Cursive Konop 6 is a very light, narrow, medium contrast, italic, very short x-height font.
Keywords: signature, branding, invitations, headlines, packaging, elegant, airy, romantic, personal, fashion, signature feel, elegant display, handwritten realism, expressive motion, calligraphic, monoline, looping, whiplike, graceful.
A delicate, highly slanted script with long, tapering strokes and an airy, open rhythm. Letterforms are built from smooth, continuous motions with occasional looped entries and exits, producing a flowing line across words. Stroke weight stays consistently fine while subtle pressure changes show up in thicker downstrokes on some capitals and in a few joins. Ascenders and descenders are notably long and expressive, and spacing feels loose enough to keep the texture light while still reading as a coherent cursive hand.

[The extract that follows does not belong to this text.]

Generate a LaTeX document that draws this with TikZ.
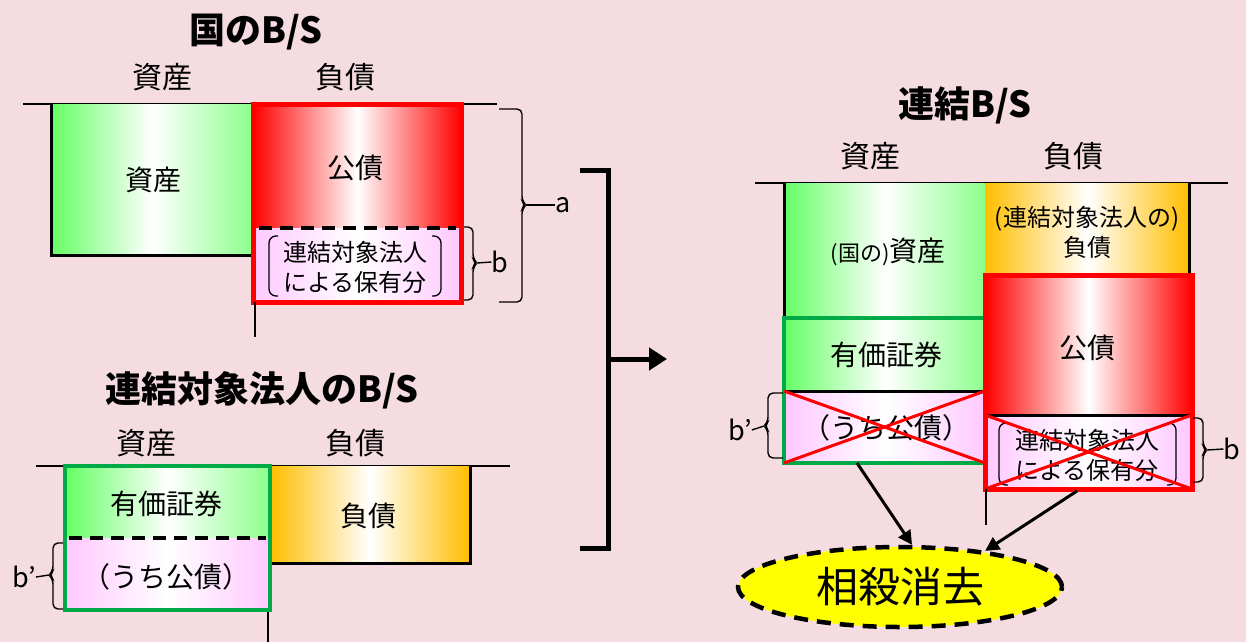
\documentclass[tikz,border=0pt]{standalone}
\usepackage{fontspec}
\setmainfont{Noto Sans CJK JP}
\usetikzlibrary{shapes.geometric,arrows.meta}
\definecolor{bgpink}{RGB}{245,220,225}
\definecolor{gA}{RGB}{100,255,100}
\definecolor{gB}{RGB}{140,255,140}
\definecolor{pk}{RGB}{255,200,255}
\definecolor{org}{RGB}{255,190,0}
\definecolor{bgreen}{RGB}{0,170,70}
\definecolor{rd}{RGB}{255,0,0}
\definecolor{ylw}{RGB}{255,255,0}
\begin{document}
\begin{tikzpicture}[x=1pt,y=-1pt,
  ttl/.style={font=\fontsize{36}{38}\selectfont\bfseries, inner sep=0},
  hdr/.style={font=\fontsize{30}{32}\selectfont, inner sep=0},
  ctx/.style={font=\fontsize{28}{30}\selectfont, inner sep=0},
  cell/.style={anchor=north west, inner sep=0},
  sm/.style={inner sep=0, font=\fontsize{24}{30}\selectfont, align=center},
  fgreen/.style={left color=gA, right color=gB, middle color=white},
  fred/.style={left color=rd, right color=rd, middle color=white},
  fpink/.style={left color=pk, right color=pk, middle color=white},
  forg/.style={left color=org, right color=org, middle color=white},
  axis/.style={line width=1.5pt},
  blk/.style={line width=3pt},
  dsh/.style={line width=3.5pt, dash pattern=on 13pt off 8pt},
  grb/.style={line width=4pt, draw=bgreen},
  rdb/.style={line width=5pt, draw=rd},
  cross/.style={line width=3pt, draw=rd},
  brk/.style={line width=1.3pt, rounded corners=7pt},
  brc/.style={line width=1.4pt, rounded corners=5pt},
  lt/.style={inner sep=0, font=\fontsize{27}{28}\selectfont},
  arr/.style={line width=3pt, -{Triangle[length=14pt,width=14pt]}}
]
\fill[bgpink] (0,0) rectangle (1246,642);
\useasboundingbox (0,0) rectangle (1246,642);

% ===== top-left: 国のB/S =====
\node[ttl] (t1) at (256,32) {国のB/S};
\node[hdr] (h1a) at (162,77) {資産};
\node[hdr] (h1b) at (345,77) {負債};
\draw[axis] (23,104) -- (497,104);
\node[cell, fgreen, minimum width=202, minimum height=151] (k1) at (51,104) {};
\node[ctx] (k1t) at (153,180) {資産};
\node[cell, fred, minimum width=208, minimum height=124] (k2) at (253,104) {};
\node[ctx] (k2t) at (355,168) {公債};
\node[cell, fpink, minimum width=208, minimum height=75] (k3) at (253,228) {};
\draw[blk] (51,104) -- (51,255) -- (253,255);
\draw[rdb] (253,104) rectangle (461,302);
\draw[dsh] (259,228) -- (456,228);
\node[sm] (k3t) at (355,267) {連結対象法人\\による保有分};
\draw[brk] (278,236) -- (269,236) -- (269,296) -- (278,296);
\draw[brk] (432,236) -- (441,236) -- (441,296) -- (432,296);
\draw[axis] (255,302) -- (255,337);
% brace b
\draw[brc] (464,227) -- (473,227) -- (473,259) -- (477,263) -- (473,267) -- (473,300) -- (464,300);
\coordinate (b1tip) at (477,263);
\node[lt] (b1) at (500,262) {b};
\draw[line width=1.4pt] (b1tip) -- (b1.west);
% brace a
\draw[brc] (499,109) -- (522,109) -- (522,201) -- (526,205) -- (522,209) -- (522,302) -- (499,302);
\coordinate (atip) at (526,205);
\node[lt] (al) at (563,205) {a};
\draw[line width=1.4pt] (atip) -- (al.west);

% ===== bottom-left: 連結対象法人のB/S =====
\node[ttl] (t2) at (262,390) {連結対象法人のB/S};
\node[hdr] (h2a) at (146,443) {資産};
\node[hdr] (h2b) at (355,443) {負債};
\draw[axis] (36,466) -- (510,466);
\node[cell, fgreen, minimum width=205, minimum height=72] (s1) at (65,466) {};
\node[ctx] (s1t) at (166,504) {有価証券};
\node[cell, fpink, minimum width=205, minimum height=72] (s2) at (65,538) {};
\node[ctx] (s2t) at (166,577) {（うち公債）};
\node[cell, forg, minimum width=200, minimum height=97] (s3) at (270,466) {};
\node[ctx] (s3t) at (368,516) {負債};
\draw[blk] (270,563) -- (470,563) -- (470,466);
\draw[grb] (65,466) rectangle (270,610);
\draw[dsh] (69,538) -- (266,538);
\draw[axis] (268,612) -- (268,642);
% brace b'
\draw[brc] (63,543) -- (53,543) -- (53,571) -- (49,575) -- (53,579) -- (53,609) -- (63,609);
\coordinate (b2tip) at (49,575);
\node[lt] (b2) at (24,577) {b’};
\draw[line width=1.4pt] (b2tip) -- (b2.east);

% ===== big bracket and arrow =====
\draw[line width=5pt] (580,170) -- (608,170) -- (608,548) -- (580,548);
\coordinate (ga) at (608,359);
\coordinate (gb) at (667,359);
\draw[line width=5pt, -{Triangle[length=18pt,width=22pt]}] (ga) -- (gb);

% ===== right: 連結B/S =====
\node[ttl] (t3) at (965,105) {連結B/S};
\node[hdr] (h3a) at (870,156) {資産};
\node[hdr] (h3b) at (1073,156) {負債};
\draw[axis] (755,183) -- (1228,183);
\node[cell, fgreen, minimum width=201, minimum height=135] (r1) at (784,183) {};
\node[ctx] (r1t) at (888,252) {{\fontsize{22}{22}\selectfont (国の)}資産};
\node[cell, fgreen, minimum width=201, minimum height=73] (r2) at (784,318) {};
\node[ctx] (r2t) at (886,355) {有価証券};
\node[cell, fpink, minimum width=201, minimum height=72] (r3) at (784,391) {};
\node[ctx] (r3t) at (886,428) {（うち公債）};
\draw[blk] (784,183) -- (784,318);
\draw[blk] (786,391) -- (983,391);
\draw[grb] (784,318) rectangle (985,463);
\draw[cross] (784,391) -- (985,463);
\draw[cross] (784,463) -- (985,391);

\node[cell, forg, minimum width=204, minimum height=92] (r4) at (985,183) {};
\node[sm] (r4t) at (1087,232) {(連結対象法人の)\\負債};
\draw[blk] (1189,183) -- (1189,275);
\node[cell, fred, minimum width=207, minimum height=140] (r5) at (985,275) {};
\node[ctx] (r5t) at (1087,348) {公債};
\node[cell, fpink, minimum width=207, minimum height=74] (r6) at (985,415) {};
\node[sm] (r6t) at (1087,455) {連結対象法人\\による保有分};
\draw[brk] (1008,423) -- (999,423) -- (999,485) -- (1008,485);
\draw[brk] (1167,423) -- (1176,423) -- (1176,485) -- (1167,485);
\draw[blk] (987,415) -- (1190,415);
\draw[rdb] (985,275) rectangle (1192,489);
\draw[cross] (985,415) -- (1192,489);
\draw[cross] (985,489) -- (1192,415);
\draw[axis] (986,489) -- (986,525);

% brace b' (right)
\draw[brc] (783,393) -- (768,393) -- (768,422) -- (764,426) -- (768,430) -- (768,458) -- (783,458);
\coordinate (b3tip) at (764,426);
\node[lt] (b3) at (740,430) {b’};
\draw[line width=1.4pt] (b3tip) -- (b3.east);
% brace b (right)
\draw[brc] (1193,418) -- (1203,418) -- (1203,446) -- (1207,450) -- (1203,454) -- (1203,482) -- (1193,482);
\coordinate (b4tip) at (1207,450);
\node[lt] (b4) at (1232,449) {b};
\draw[line width=1.4pt] (b4tip) -- (b4.west);

% ===== 相殺消去 =====
\node[ellipse, fill=ylw, draw=black, line width=4.5pt, dash pattern=on 14pt off 9pt,
      minimum width=324, minimum height=80, inner sep=0,
      font=\fontsize{42}{44}\selectfont] (el) at (900,587) {相殺消去};
\coordinate (a1s) at (857,463);
\coordinate (a2s) at (1077,491);
\draw[arr] (a1s) -- (el.74);
\draw[arr] (a2s) -- (el.23);
\end{tikzpicture}
\end{document}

Best suited to short, prominent settings where its thin, sweeping forms can be appreciated—such as signatures, logos, boutique branding, invitation suites, and elegant packaging. It can also work for large-format headlines or pull quotes where the long ascenders/descenders and swashes have room to breathe. For smaller sizes or dense text, the very fine strokes and high slant may reduce clarity.
The overall tone is refined and intimate, like fast but practiced signature writing. Its thin lines and sweeping gestures communicate sophistication and a romantic, editorial feel rather than casual playfulness. The extended swashes add a sense of drama and flourish without becoming overly ornate.
The design appears intended to capture a stylish, handwritten signature aesthetic with an emphasis on speed, flow, and graceful gesture. Its restrained stroke palette and elongated flourishes suggest a focus on elegant display use, pairing well with minimal layouts and high-contrast editorial design.
Capitals tend to feature prominent entry strokes and extended crossbars, creating a distinctive, signature-like presence at the start of words. Lowercase forms are more restrained and compact, with small counters and occasional simplified joins, while numerals share the same slanted, handwritten cadence. Because the strokes are so fine, the font’s character relies heavily on whitespace and stroke continuity for clarity.